Why Trudeau needs a friendly gargoyle to ward off strife
The flaw in new year’s resolutions is that people are expected to do ethereal high-minded things, which is amusing because that’s not going to happen.
My promise for 2018 could not have been less demanding. Each morning I would drink the healthful glass of water that sat beside the bed all night. I was literally to “reach out,” the only time the phrase has ever been appropriate. I could do it in my sleep. I remain parched. Much better to make resolutions for other people, the kind where they stop doing something. Subtracted effort works. After telling myself to stop drinking the water, I’m now fully hydrated. 1. Prime Minister Justin Trudeau: The medieval gargoyles of Notre-Dame de Paris exist to protect the cathedral and scare away harmful spirits, a rather spousal role for those mini-dragons and spitting grotesques. The PM needs a personal gargoyle, one from out of town.
Find him an adviser — an outsider — who can warn him off dodgy people and events. Joshua Boyle, facing 15 serious charges including sexual assault, was already seen as dubious, having taken his second wife, Caitlan Coleman, on a mysterious trip that ended in the couple’s five-year kidnapping in Afghanistan.
Does Trudeau really want to be photographed with a man who made his wife pregnant at least three times in captivity? She gave birth without sanitation, painkillers or good health. In the photo, Trudeau looks a bit grim — though he’s always good with babies — but he’s clearly keeping his distance from Boyle.
Only Coleman is smiling, but that’s basic for all women, hostage or otherwise. I wonder if Coleman might have had a chance at a private chat with Trudeau. Blink twice for help, ma’am.
Equally, the prime minister should not have attended the funeral service for Honey and Barry Sherman, found hanged in their home. It’s not clear whether it was a double suicide or a double murder, but a possible scenario remains murder-suicide.
I do not wish to see our feminist PM anywhere near a service for a serially litigious and unprincipled businessman who may have killed his own wife. Trudeau is entitled to do it, just as the admirable Defence Minister Harjit Sajjan is allowed to fly a government jet from Ottawa to Trenton for $6,358, as the Globe reported. But why do it?
Get thee a gargoyle. 2. Stop saying “nuanced,” “problematic” and “incredible.” Writing is hard. Easy shortcuts make it unreadable. 3. Tim Hortons, don’t stiff your staff in 2018. Jobs, however exhausting, are done best by workers who are treated fairly. The children of the chain’s co-founders, the Joyce family heirs who run the Cobourg franchise, are punishing their staff for Ontario’s new $14-an-hour wage by cutting wages and benefits.

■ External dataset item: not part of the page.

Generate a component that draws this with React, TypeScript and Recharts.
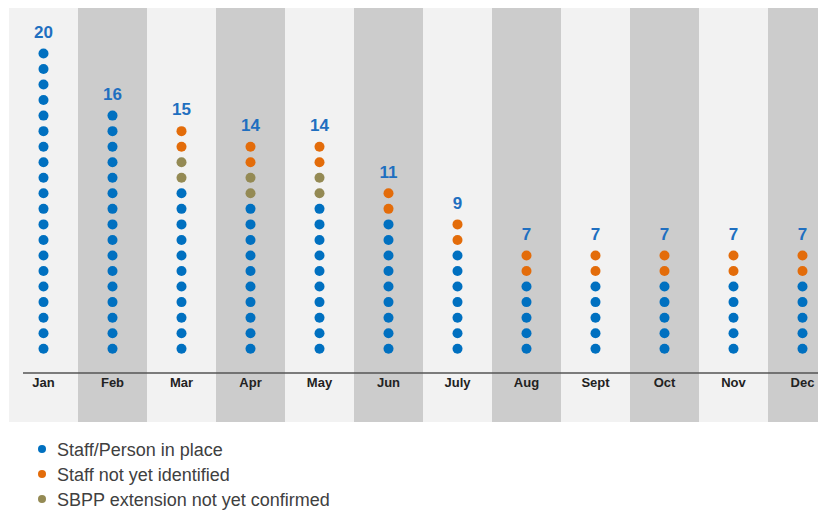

Other Tim franchisors and fast food places — including Sunset Grill and East Side Mario’s, the CBC reports — are doing the same.
People go to Tim Hortons not for the coffee (boiled) or the food (leaden) but the intangibles: they’re open, friendly and predictable refuges. So why not raise prices? I’d pay 14 per cent more for bad coffee. 4. Don’t keep guns in the house if you have a teenage son with autism. If I wrote for an American audience, I would end that sentence after the first three words. For a Canadian audience, I add “in the house.”
But a family massacre in New Jersey, 20 minutes before New Year’s, has a lesson for gun-owners who missed 1,000 other lessons. The boy, 16, is accused of killing a loving father, the mother who home-schooled him, his sister and a 70-year-old woman who was a family friend. He used a semi-automatic rifle belonging to his dad.
Family homes should never contain the means of their own annihilation.
U.S. gun slaughter is so commonplace that even after their annihilation, this family was described as “picturesque.” In what way?
Rifles shouldn’t be kept at home unless every family member is stable to the point of being emotionally marbleized. Autism is an exhausting family problem at the best of times. If we learned nothing from Nancy Lanza in Sandy Hook, who bought guns for her autistic son and took him to shooting ranges, it’s this: autism and guns don’t mix.
I look forward to seeing your wisdom and caution flower this year. I’m sure we shall, as always, get along famously.